As more and more federal agencies close and hiring freezes pop up everywhere, many of us find ourselves unceremoniously dumped back into the scrambling work force. We could be forgiven for believing this a terrible thing and it probably is for many. But not for most, believe it or not. 

 My work is people-intensive and people talk to their hairdresser. Or, they should. We know a lot of stuff, because we love to listen. We can be a kind of a touchy-feely Cone of Silence. All day, every day we listen to all sorts of people in all sorts of professions who do all sorts of things. We talk about hearts desires and we talk about business. A lot. 

So when I start hearing the same thing over and over again from these people, who come from completely different backgrounds, I know I’m on to something. Are these people updating their resumes, setting up interviews, networking their Facebook page? Nope. What I’m hearing people say over and over is, “”I think I’m going to go do something different.” 

So many of us hang on to mediocre paychecks and unpleasant bosses and ridiculous commutes because we feel stuck. Then boom—everything blows up. At first we feel like we’re in danger and the normal, human response to danger is fight or flight. We fight to hang on to what we had because it’s what we know. We’re in a habit of a life and habits are hard to break. Or we want to run fast and far away and sometimes that’s just not possible. After those first impulses, though, maybe we begin to feel a secret exhilaration, as if a difficult decision has been made for us and we’re free.

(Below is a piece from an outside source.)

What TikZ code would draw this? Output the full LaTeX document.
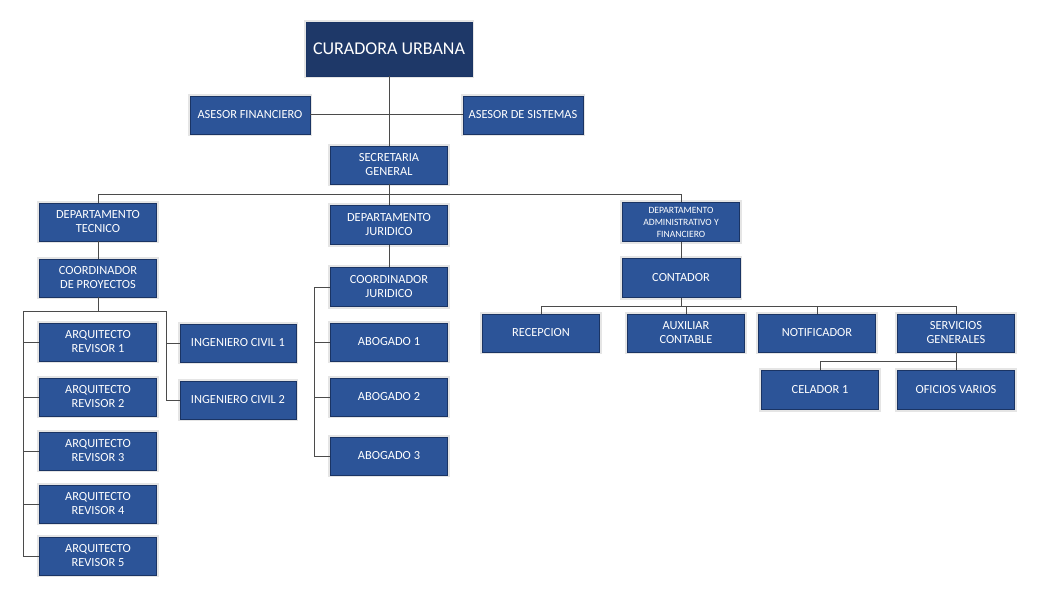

In the Chinese written language the character used for danger is actually made from two characters, ‘crises’ and ‘’opportunity’ . They believed every crises contains in it the seed for a new opportunity, and it’s true. It does. We just have to open our perception enough to see the opportunity, especially if is an opportunity so small we could miss it, overlook it, discard it like we would a seed. Instead, let’s plant the seed and go do something different.